Dois... um... Não há mais tempo, acabou a tática, acabou tudo. Guguta solta a
bola no momento final. A sirene grita, inclemente. É o final do jogo, cujo
desfecho agora depende apenas do caminho que a bola de Guguta resolverá seguir.
O tiro de Guguta, mais que um desajeitado arremesso, é o estertor de uma nação
por um fio, um fio de esperança, de crença, de fé. De saber que, quando tudo
parece se extinguir, o Flamengo irrompe, renasce, alimenta-se de suas próprias
cinzas e emerge, ainda mais forte, mais gigante.
A bola
alça voo. Olhares secos, febris, suplicantes, esperançosos. Olhares que se
erguem, que se tornam mais fixos, que sopram, empurram. Olhares que gritam,
olhares eufóricos e incrédulos, olhares em festa, olhares em fogo. Olhares que
testemunham uma trajetória diabolicamente divina, bola que mergulha e arromba a
cesta, bola que destroi o adversário, bola que prefere a vitória, que se
declara Flamengo.
Fim do
jogo. Flamengo 45-44 Sírio.
O ginásio
se derrama para a quadra, agora torcedores e jogadores materializam sua união,
uma só fé, um só corpo. Sereno, o presidente Gilberto Cardoso sorri das
tribunas. É cumprimentado, elogiado. Algo ofegante, desce ao estacionamento,
entra em seu carro. Agora arfa. Põe o veículo em movimento. Dirige alguns
metros. Sente dores, dormência. Algo parece errado. Antevendo o pior, consegue
chegar a um hospital. Rapidamente é atendido. Emergência. Mas súbito sente-se
leve, entra em torpor, percebe-se flutuando em uma suave bruma, vê gols,
cestas, gritos, festa, um turbilhão que rodopia e redemoinha até chegar aos pés
descalços do garoto de rua, que quase sem dentes balbucia “Mengô”. E expira.

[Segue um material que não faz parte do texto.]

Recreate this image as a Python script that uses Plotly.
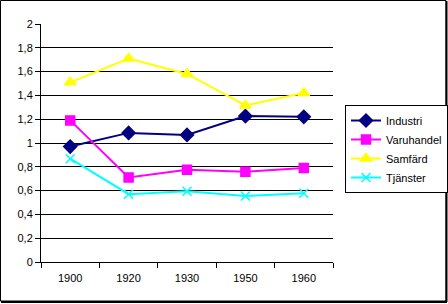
import plotly.graph_objects as go

years = ["1900", "1920", "1930", "1950", "1960"]
industri = [0.97, 1.085, 1.068, 1.226, 1.22]
varuhandel = [1.19, 0.71, 0.775, 0.758, 0.79]
samfard = [1.51, 1.71, 1.58, 1.316, 1.42]
tjanster = [0.868, 0.57, 0.595, 0.555, 0.578]

ytick_vals = [0, 0.2, 0.4, 0.6, 0.8, 1, 1.2, 1.4, 1.6, 1.8, 2]
ytick_text = ["0", "0,2", "0,4", "0,6", "0,8", "1", "1,2", "1,4", "1,6", "1,8", "2"]

W, H = 448, 304
L, R, T, B = 41, 115, 24, 42
pw, ph = W - L - R, H - T - B

fig = go.Figure()
series = [
    ("Industri", industri, "#000080", "diamond", 10),
    ("Varuhandel", varuhandel, "#FF00FF", "square", 9),
    ("Samfärd", samfard, "#FFFF00", "triangle-up", 10),
    ("Tjänster", tjanster, "#00FFFF", "x-thin-open", 9),
]
for name, vals, col, sym, sz in series:
    fig.add_trace(go.Scatter(
        x=years, y=vals, name=name, mode="lines+markers",
        line=dict(color=col, width=2),
        marker=dict(symbol=sym, size=sz, color=col, line=dict(color=col, width=1.5)),
    ))

def px_x(p):
    return (p - L) / pw

def px_y(p):
    return 1 - (p - T) / ph

shapes = [
    dict(type="rect", xref="paper", yref="paper",
         x0=px_x(0.5), x1=px_x(446), y0=px_y(301), y1=px_y(0.5),
         line=dict(color="black", width=1)),
    dict(type="line", xref="paper", yref="paper",
         x0=px_x(1), x1=px_x(447), y0=px_y(302), y1=px_y(302),
         line=dict(color="black", width=2)),
    dict(type="line", xref="paper", yref="paper",
         x0=px_x(446.5), x1=px_x(446.5), y0=px_y(1), y1=px_y(302),
         line=dict(color="black", width=2)),
    dict(type="rect", xref="paper", yref="paper", layer="below",
         x0=px_x(347), x1=px_x(441), y0=px_y(183), y1=px_y(107),
         fillcolor="black", line=dict(width=0)),
]

fig.update_layout(
    width=W, height=H,
    margin=dict(l=L, r=R, t=T, b=B),
    paper_bgcolor="white", plot_bgcolor="white",
    font=dict(family="Liberation Sans, Arial, sans-serif", size=11, color="black"),
    showlegend=True,
    legend=dict(
        xref="container", yref="container",
        x=345 / W, y=1 - 105 / H, xanchor="left", yanchor="top",
        bgcolor="white", bordercolor="black", borderwidth=1,
        font=dict(size=11), itemwidth=30,
    ),
    shapes=shapes,
    xaxis=dict(
        type="category", range=[-0.5, 4.5], showgrid=False, showline=True,
        linecolor="black", ticks="outside", tickson="boundaries", ticklen=5,
        tickcolor="black", zeroline=False, tickfont=dict(size=11),
        ticklabelstandoff=6,
    ),
    yaxis=dict(
        range=[0, 2], tickvals=ytick_vals, ticktext=ytick_text,
        showgrid=True, gridcolor="black", gridwidth=1,
        showline=True, linecolor="black", ticks="outside", ticklen=5,
        tickcolor="black", zeroline=False, tickfont=dict(size=11),
    ),
)

fig.write_html("out.html")
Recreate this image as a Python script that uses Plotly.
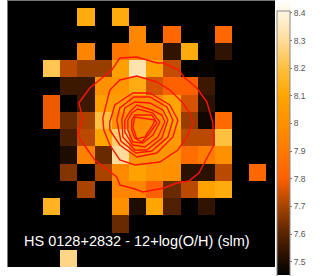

Expira a mais intensa, a mais forte, a mais poética, a mais linda das mortes.
A morte
de ser Flamengo.
O Flamengo vencerá os três jogos restantes do triangular e se sagrará pentacampeão, mantendo uma hegemonia que seguirá até 1960, com a conquista do decacampeonato. O título de 1955 no basquete, tal como o tricampeonato do futebol, conquistado meses mais tarde, serão dedicados a Gilberto Cardoso, que no futuro dará o nome oficial ao Maracanãzinho, onde assistiu ao jogo que lhe custou a vida.